[Begin Provided information]
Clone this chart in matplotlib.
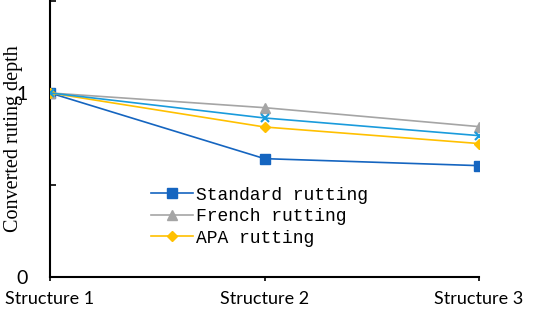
import matplotlib
matplotlib.use("Agg")
import matplotlib.pyplot as plt

# data
structures = ["Structure 1", "Structure 2", "Structure 3"]
standard = [1.0, 0.643, 0.605]
french = [1.0, 0.92, 0.817]
apa = [1.0, 0.815, 0.725]
other = [1.0, 0.864, 0.768]  # unlabeled light-blue series

def main():
    fig = plt.figure(figsize=(5.33, 3.10), dpi=100)
    ax = fig.add_axes([0.0938, 0.1065, 0.805, 0.8905])

    x = range(len(structures))
    ax.plot(x, standard, color="#1565C0", lw=1.2, marker="s", ms=6.5,
            label="Standard rutting", zorder=3)
    ax.plot(x, french, color="#A5A5A5", lw=1.2, marker="^", ms=7,
            label="French rutting", zorder=3)
    ax.plot(x, apa, color="#FFC000", lw=1.2, marker="D", ms=5,
            label="APA rutting", zorder=3)
    ax.plot(x, other, color="#1A9BDC", lw=1.2, marker="x", ms=6, mew=1.5,
            label="_nolegend_", zorder=4)

    ax.set_xlim(0, 2)
    ax.set_ylim(0, 1.5)
    ax.set_xticks(list(x))
    ax.set_xticklabels(structures, fontsize=13, family="Lato")
    ax.set_yticks([0, 0.5, 1, 1.5])
    ax.set_yticklabels(["0", "", "1", ""], fontsize=14, family="Lato")
    ax.tick_params(axis="x", direction="out", length=3, width=1.2, pad=7)
    ax.tick_params(axis="y", direction="in", length=4, width=1.2, pad=16)

    for s in ["top", "right"]:
        ax.spines[s].set_visible(False)
    for s in ["left", "bottom"]:
        ax.spines[s].set_linewidth(1.5)

    ax.set_ylabel("Converted ruting depth", fontsize=14.5, family="Liberation Serif")
    ax.yaxis.set_label_coords(-0.063, 0.5)

    ax.legend(loc="upper left", bbox_to_anchor=(0.215, 0.36), frameon=False,
              prop={"family": "Liberation Mono", "size": 13},
              handlelength=2.3, handletextpad=0.2, labelspacing=0.25,
              borderpad=0)

    fig.savefig("out.png", dpi=100)


if __name__ == "__main__":
    main()
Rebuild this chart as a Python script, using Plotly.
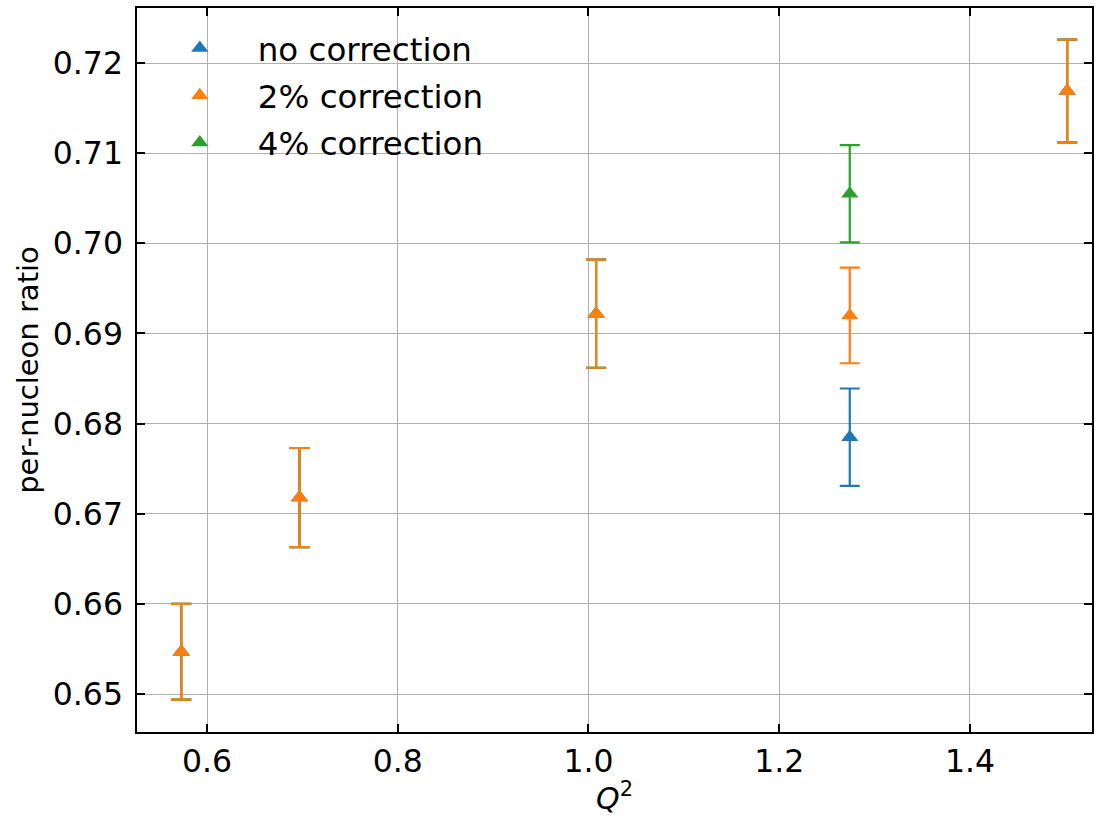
import plotly.graph_objects as go

q2 = [0.573, 0.697, 1.008, 1.274, 1.502]
no_corr = [0.6547, 0.6718, 0.6922, 0.6785, 0.7169]
no_corr_err = [0.0053, 0.0055, 0.0060, 0.0054, 0.0057]
corr2 = [0.6547, 0.6718, 0.6922, 0.6920, 0.7169]
corr2_err = [0.0053, 0.0055, 0.0060, 0.0053, 0.0057]
corr4 = [0.6547, 0.6718, 0.6922, 0.7055, 0.7169]
corr4_err = [0.0053, 0.0055, 0.0060, 0.0054, 0.0057]

series = [
    ("no correction", no_corr, no_corr_err, "#1f77b4", 1),
    ("4% correction", corr4, corr4_err, "#2ca02c", 3),
    ("2% correction", corr2, corr2_err, "#ff7f0e", 2),
]

FONT = "DejaVu Sans"
fig = go.Figure()
for name, y, e, c, rank in series:
    fig.add_trace(go.Scatter(
        x=q2, y=y, mode="markers", name=name, legendrank=rank,
        legendgroup=name,
        marker=dict(symbol="triangle-up", size=15, color=c),
        error_y=dict(type="data", array=e, visible=True, color=c,
                     thickness=2.2, width=10),
    ))

axis_common = dict(
    showline=True, linecolor="black", linewidth=1.5, mirror="allticks",
    ticks="inside", ticklen=8, tickwidth=1.5, tickcolor="black",
    showgrid=True, gridcolor="#b0b0b0", gridwidth=1, zeroline=False,
    tickfont=dict(family=FONT, size=31.5, color="black"),
    automargin=False,
)

fig.update_xaxes(range=[0.5266, 1.528], dtick=0.2, tick0=0.6, tickformat=".1f",
                 title=dict(text="<i>Q</i><sup>2</sup>", font=dict(family=FONT, size=30, color="black"), standoff=18),
                 **axis_common)
fig.update_yaxes(range=[0.6458, 0.7261], dtick=0.01, tick0=0.65, tickformat=".2f",
                 ticklabelstandoff=6,
                 title=dict(text="per-nucleon ratio", font=dict(family=FONT, size=29, color="black"), standoff=6),
                 **axis_common)

fig.update_layout(
    width=1104, height=816,
    margin=dict(l=137, r=12, t=8, b=84),
    plot_bgcolor="white", paper_bgcolor="white",
    font=dict(family=FONT, size=30, color="black"),
    legend=dict(x=0.005, y=0.983, xanchor="left", yanchor="top",
                bgcolor="rgba(0,0,0,0)", font=dict(family=FONT, size=32.5, color="black"),
                tracegroupgap=2, itemwidth=106),
    showlegend=True,
)

fig.write_html("out.html")
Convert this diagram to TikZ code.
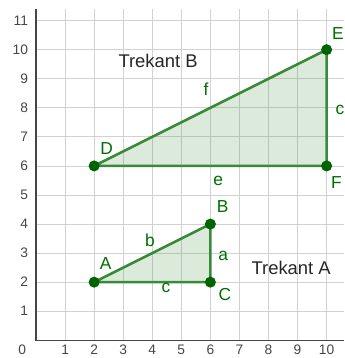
[End Provided information]
» Task instructions
Across the records, count the lines holding the string "this". Give the number and stop.

» Final answer
3